▶ _Given instruction_
Restate the data exactly as given and keep the pictures out.

▶ _Collected material_
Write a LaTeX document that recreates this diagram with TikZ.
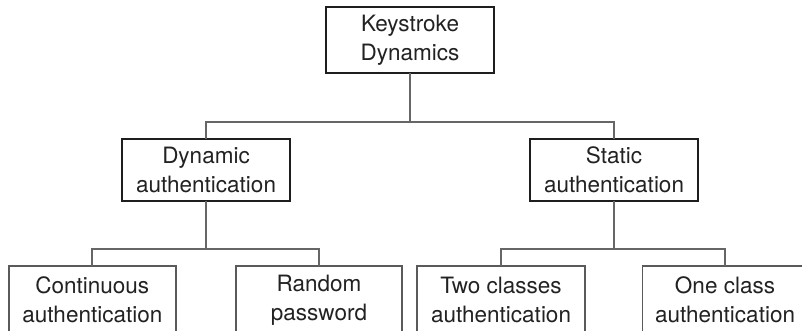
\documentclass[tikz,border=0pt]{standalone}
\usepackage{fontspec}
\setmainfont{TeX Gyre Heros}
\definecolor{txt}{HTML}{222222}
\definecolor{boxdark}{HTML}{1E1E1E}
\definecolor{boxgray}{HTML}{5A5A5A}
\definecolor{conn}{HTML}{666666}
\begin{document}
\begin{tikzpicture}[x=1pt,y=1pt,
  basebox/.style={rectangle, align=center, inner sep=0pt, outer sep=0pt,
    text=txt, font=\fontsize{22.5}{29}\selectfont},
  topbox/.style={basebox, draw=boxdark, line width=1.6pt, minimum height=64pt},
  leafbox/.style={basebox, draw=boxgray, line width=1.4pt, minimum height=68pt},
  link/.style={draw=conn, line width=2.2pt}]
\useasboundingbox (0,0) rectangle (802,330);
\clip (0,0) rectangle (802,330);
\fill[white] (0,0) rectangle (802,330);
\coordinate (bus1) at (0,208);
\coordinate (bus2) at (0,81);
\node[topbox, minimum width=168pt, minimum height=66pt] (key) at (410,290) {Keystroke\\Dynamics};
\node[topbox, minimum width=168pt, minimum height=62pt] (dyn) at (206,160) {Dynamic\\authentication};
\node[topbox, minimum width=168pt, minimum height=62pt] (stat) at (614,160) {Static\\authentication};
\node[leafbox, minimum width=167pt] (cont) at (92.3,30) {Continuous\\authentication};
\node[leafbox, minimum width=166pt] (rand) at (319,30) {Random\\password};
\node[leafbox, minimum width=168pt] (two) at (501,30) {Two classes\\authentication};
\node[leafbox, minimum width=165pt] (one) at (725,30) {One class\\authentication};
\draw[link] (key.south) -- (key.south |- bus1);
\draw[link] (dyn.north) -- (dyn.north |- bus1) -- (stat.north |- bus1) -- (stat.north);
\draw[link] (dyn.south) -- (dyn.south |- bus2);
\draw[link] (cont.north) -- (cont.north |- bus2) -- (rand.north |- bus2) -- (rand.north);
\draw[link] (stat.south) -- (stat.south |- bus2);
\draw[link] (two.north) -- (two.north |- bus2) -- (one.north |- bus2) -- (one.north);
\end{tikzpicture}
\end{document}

▶ _Full answer_
Write a LaTeX document that recreates this diagram with TikZ.
\documentclass[tikz,border=0pt]{standalone}
\usepackage{fontspec}
\setmainfont{TeX Gyre Heros}
\definecolor{txt}{HTML}{222222}
\definecolor{boxdark}{HTML}{1E1E1E}
\definecolor{boxgray}{HTML}{5A5A5A}
\definecolor{conn}{HTML}{666666}
\begin{document}
\begin{tikzpicture}[x=1pt,y=1pt,
  basebox/.style={rectangle, align=center, inner sep=0pt, outer sep=0pt,
    text=txt, font=\fontsize{22.5}{29}\selectfont},
  topbox/.style={basebox, draw=boxdark, line width=1.6pt, minimum height=64pt},
  leafbox/.style={basebox, draw=boxgray, line width=1.4pt, minimum height=68pt},
  link/.style={draw=conn, line width=2.2pt}]
\useasboundingbox (0,0) rectangle (802,330);
\clip (0,0) rectangle (802,330);
\fill[white] (0,0) rectangle (802,330);
\coordinate (bus1) at (0,208);
\coordinate (bus2) at (0,81);
\node[topbox, minimum width=168pt, minimum height=66pt] (key) at (410,290) {Keystroke\\Dynamics};
\node[topbox, minimum width=168pt, minimum height=62pt] (dyn) at (206,160) {Dynamic\\authentication};
\node[topbox, minimum width=168pt, minimum height=62pt] (stat) at (614,160) {Static\\authentication};
\node[leafbox, minimum width=167pt] (cont) at (92.3,30) {Continuous\\authentication};
\node[leafbox, minimum width=166pt] (rand) at (319,30) {Random\\password};
\node[leafbox, minimum width=168pt] (two) at (501,30) {Two classes\\authentication};
\node[leafbox, minimum width=165pt] (one) at (725,30) {One class\\authentication};
\draw[link] (key.south) -- (key.south |- bus1);
\draw[link] (dyn.north) -- (dyn.north |- bus1) -- (stat.north |- bus1) -- (stat.north);
\draw[link] (dyn.south) -- (dyn.south |- bus2);
\draw[link] (cont.north) -- (cont.north |- bus2) -- (rand.north |- bus2) -- (rand.north);
\draw[link] (stat.south) -- (stat.south |- bus2);
\draw[link] (two.north) -- (two.north |- bus2) -- (one.north |- bus2) -- (one.north);
\end{tikzpicture}
\end{document}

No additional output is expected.